Fabulous white fan coral
3pm

Marco and crew, on the dive boat, with Guido, Giorgio and Simonette on board, turned up just after we had dropped anchor.  They took us for two more dives, absolutely fabulous. 

beauytiful coral at Five Rocks near Frewin
And now the internet isn’t really working any more…

Tuesday 28th June 2016


We have been rushing around.  I got up early and had a last swim off the boat around the coast of beautiful little Frewin Island, and then we set off for the Kabui Passage, to fill up with fresh water from the pipes which feed from a waterfall high up on the hill.  I washed everything washable and now it is all clean, dry, away in cupboards – of the joy!



We didn’t stay in the Passage, neither did we go for a dive with Marco and Team, who found us there just as we were leaving in the late morning.  (It was VERY hard to say no to one last dive…)


But we had business to do – we were bound for Waisai.  And now we are tied up again in the little marina, hoping very much that the Soggy Paws rat didn’t leave any friends and relations on the pontoon, keen to try life on board a catamaran…
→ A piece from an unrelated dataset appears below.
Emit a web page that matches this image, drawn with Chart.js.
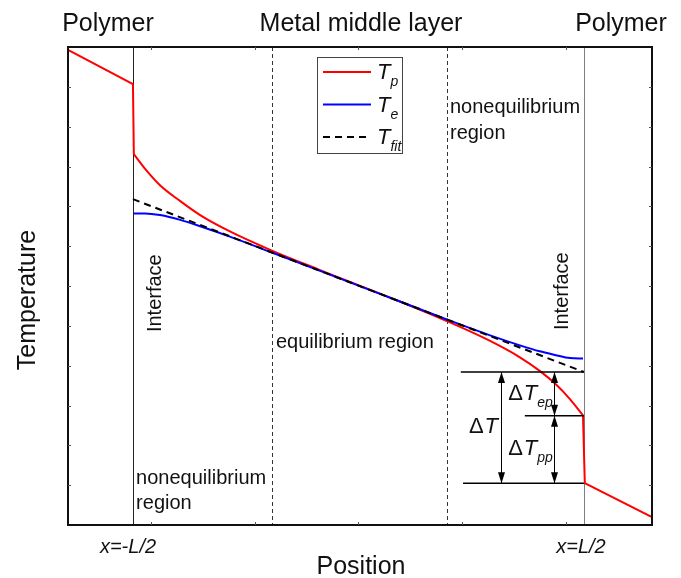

Marco's namesake Marco in the village
We bought fish, potatoes, random veggies, and loaded up our devices with pulsa so now we have internet again.



We leave either tomorrow lunchtime or early the next morning.  All is well on board except – oh woe – the autopilot doesn’t work.  It is completely kaput, beyond fixing every by Pete McGuiver Headlam… So we will be steering by hand, like real sailors al the long long miles across the top of PNG.  The other woe is that Pete seems to have broken a rib – he did this leaning over the railing on Marco’s dive boat to rinse out his mask.  He just leaned too far and crackety crack.  This is causing him a lot of discomfort and unhappiness.

Pete instantly drawn to a hardware shop in Waisai.  They didn’t have what he needed but he managed to fix the errant fan by McGuivering it, very cleverly
I hope that a nice dinner of fresh fish, potato casserole, steamed veg, plus some judiciously administered cans of beer will make him feel a whole lot better.